People tend to value things they physically own over digital versions, apparently.

It’s not as though this is an irrational feeling, though. I have books on my shelf that are well over a century old, while there’s no guarantee that the systems, programs and ‘cloud’ that is where we keep digital media will even exist in a coupe of decades.

From the linked article:

There’s no guarantee that those books on your shelves will continue to be there in a couple of decades—they could be lost to fire, or flood, or theft. But you feel, rightly or wrongly, that you have more control over whether they will.

Certain features of physical books - charts, maps, large scale artwork - don’t transfer well to the digital format.

I used a 220 gram Sony PRS-300 for a year before buying the 155-gram Sony PRS-350 when it came out. Instantly, the feather-lite 300 that I had loved for a year felt like a brick in my hands and it was now intolerable. So there is a different aesthetic about “holding some weight in your hands”–I despise it.

(I considered the 350 to be nearly perfect, and used it for 5 years before the USB port broke. Now, I read on a cell phone, but I hope someday to get a good used 350.)

That makes sense – but, really, I think you’re exaggerating the likelihood of losing books to fire/flood/theft (really? theft? unless you have the equivalent of a Guttenberg Bible…) compared to the near certainty that file format/hardware changes will occur.

All of us have lived through Betamax/VHS/laserdiscs/DVDs/BlueRay and others.

OTOH, we’ve also seen clever programmers turning out programs so we can continue to play our ‘ancient’ Atari games on the latest computers.

So. There must be hundreds of millions of copies of books in .mobi format out there already. If Kindles vanished from the Earth tomorrow, I’m sure some book-loving programmer will write a convertor so we can turn our orphanned book files into .NewEFormat or whatever the new systems will use.
Also, speaking just for myself, well, I have seven bookcases in just the room I’m sitting in right now.

One shelf of one of them holds my ‘favorites’, the only books I have ever read two or more times. The rest of that bookcase holds books I haven’t read yet. They looked interesting enough to buy, but somehow never made it to the top of pile that lives eternally on my bedside table and eventually got shuffled over to the bookcase as other ‘ooh, looks good’ books arrived. Now those are my ‘security’ books: if I ever get trapped in the house for an extended time by snow or flood or whatever, and the power goes out and my kindle runs out of juice, well, I’m still supplied with both BOOKS I LOVE and NEW TO ME reading matter. :wink:

Which leaves the other six bookcases.
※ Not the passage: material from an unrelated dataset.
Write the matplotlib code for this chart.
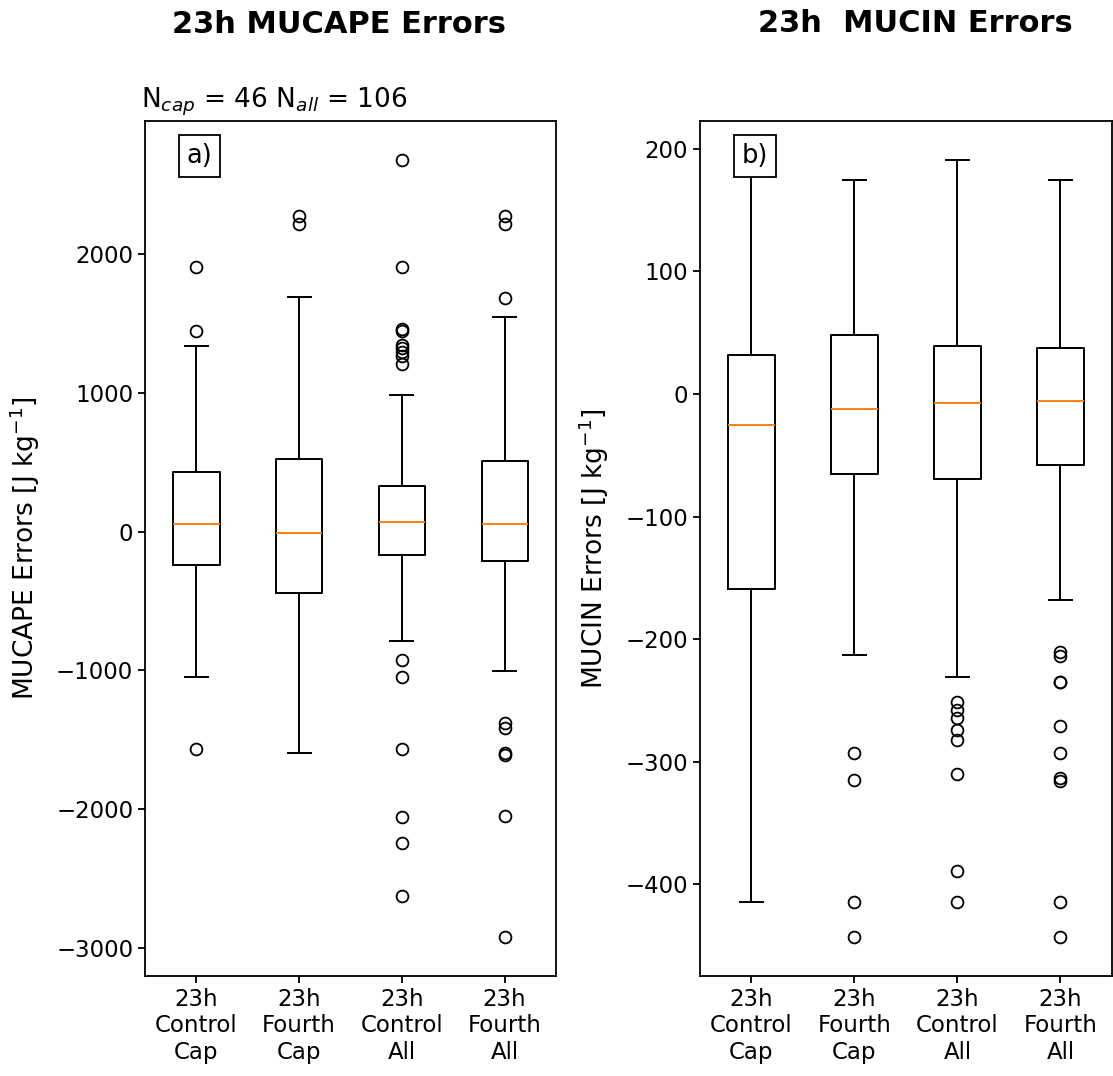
import matplotlib
matplotlib.use('Agg')
import matplotlib.pyplot as plt

labels = ['23h\nControl\nCap', '23h\nFourth\nCap', '23h\nControl\nAll', '23h\nFourth\nAll']

# MUCAPE error box statistics
cape_med = [57, -12, 67, 57]
cape_q1 = [-243, -442, -171, -215]
cape_q3 = [426, 520, 328, 510]
cape_whislo = [-1045, -1595, -790, -1007]
cape_whishi = [1336, 1686, 980, 1545]
cape_fliers = [[1904, 1447, -1564],
               [2270, 2215],
               [2675, 1904, 1455, 1440, 1345, 1320, 1295, 1265, 1205,
                -925, -1045, -1564, -2057, -2241, -2625],
               [2270, 2215, 1684, -1380, -1411, -1595, -1607, -2050, -2920]]

# MUCIN error box statistics
cin_med = [-25, -12, -7, -6]
cin_q1 = [-159, -65, -69, -58]
cin_q3 = [31.5, 48.4, 39.4, 37.3]
cin_whislo = [-414, -213, -231, -168]
cin_whishi = [182, 175, 191, 175]
cin_fliers = [[],
              [-293, -315, -414, -443],
              [-251, -258, -264, -274, -282, -310, -389, -414],
              [-210, -214, -235, -235, -271, -293, -313, -316, -414, -443]]


def make_stats(med, q1, q3, lo, hi, fl):
    out = []
    for i in range(len(labels)):
        out.append(dict(med=med[i], q1=q1[i], q3=q3[i], whislo=lo[i],
                        whishi=hi[i], fliers=fl[i], label=labels[i]))
    return out


plt.rcParams['axes.linewidth'] = 1.3
plt.rcParams['xtick.major.width'] = 1.3
plt.rcParams['ytick.major.width'] = 1.3
plt.rcParams['xtick.major.size'] = 5
plt.rcParams['ytick.major.size'] = 5
plt.rcParams['xtick.labelsize'] = 16.5
plt.rcParams['ytick.labelsize'] = 16.5

lw = 1.4
boxkw = dict(widths=0.45,
             boxprops=dict(color='black', linewidth=lw),
             whiskerprops=dict(color='black', linewidth=lw),
             capprops=dict(color='black', linewidth=lw),
             medianprops=dict(color='#ff7f0e', linewidth=lw),
             flierprops=dict(marker='o', markerfacecolor='none',
                             markeredgecolor='black', markersize=8.5,
                             markeredgewidth=1.3, linestyle='none'))

fig = plt.figure(figsize=(11.13, 10.76), dpi=100)
ax1 = fig.add_axes([0.1303, 0.0929, 0.3693, 0.7946])
ax2 = fig.add_axes([0.6289, 0.0929, 0.3702, 0.7946])

ax1.bxp(make_stats(cape_med, cape_q1, cape_q3, cape_whislo, cape_whishi, cape_fliers), **boxkw)
ax2.bxp(make_stats(cin_med, cin_q1, cin_q3, cin_whislo, cin_whishi, cin_fliers), **boxkw)

ax1.set_ylabel(r'MUCAPE Errors [J kg$^{-1}$]', fontsize=19)
ax1.yaxis.set_label_coords(-0.25, 0.5)
ax2.set_ylabel(r'MUCIN Errors [J kg$^{-1}$]', fontsize=19)
ax2.yaxis.set_label_coords(-0.215, 0.5)

for ax, tag in [(ax1, 'a)'), (ax2, 'b)')]:
    ax.text(0.133, 0.959, tag, transform=ax.transAxes, ha='center', va='center',
            fontsize=18.5, zorder=10,
            bbox=dict(boxstyle='square,pad=0.3', facecolor='white',
                      edgecolor='black', linewidth=1.3))

fig.text(339 / 1113, 1 - 33 / 1076, '23h MUCAPE Errors', ha='center', va='baseline',
         fontsize=22, fontweight='bold')
fig.text(915 / 1113, 1 - 32 / 1076, '23h  MUCIN Errors', ha='center', va='baseline',
         fontsize=22, fontweight='bold')
fig.text(141 / 1113, 1 - 108 / 1076, r'N$_{cap}$ = 46 N$_{all}$ = 106', ha='left',
         va='baseline', fontsize=19)

fig.savefig('out.png', dpi=100)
Which might as well be that wallpaper you can buy that looks like walls of built-in bookcases.

Actually, that would be better: it wouldn’t need to be dusted periodically.
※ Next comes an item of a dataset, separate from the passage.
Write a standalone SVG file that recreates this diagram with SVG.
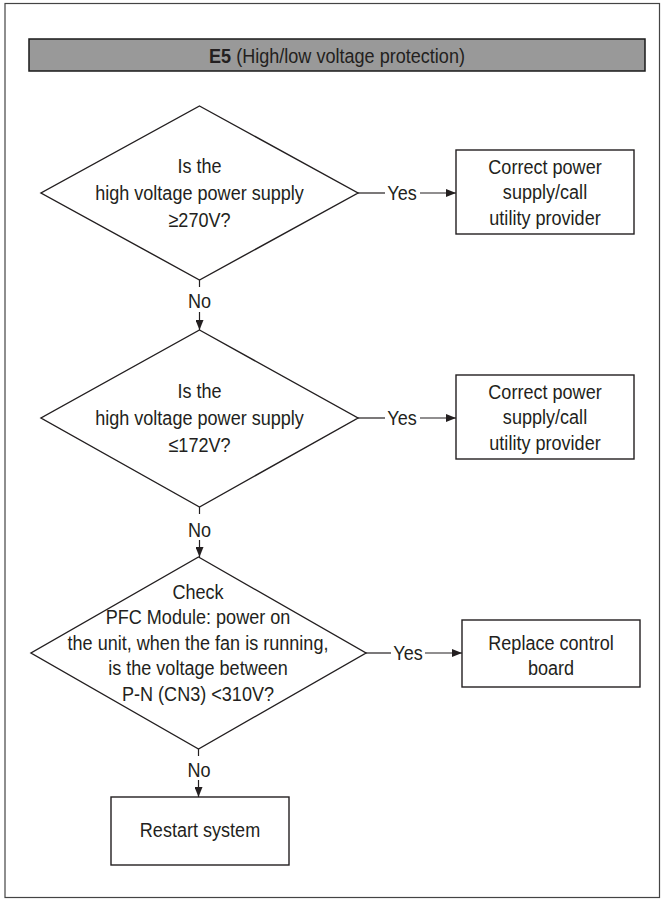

The “universal” format for ebooks (which Amazon ignores because they want to lock people in to their system) is the EPUB. The EPUB is a .ZIP file of HTML pages with the .ZIP extension switched to .EPUB. I think that ZIP and HTML will continue to stick around for a while.

I used to think this until I got a Kindle e-Ink reader. That to me blows away any book, and I read everything I can that way. I’m lucky my library has a huge selection.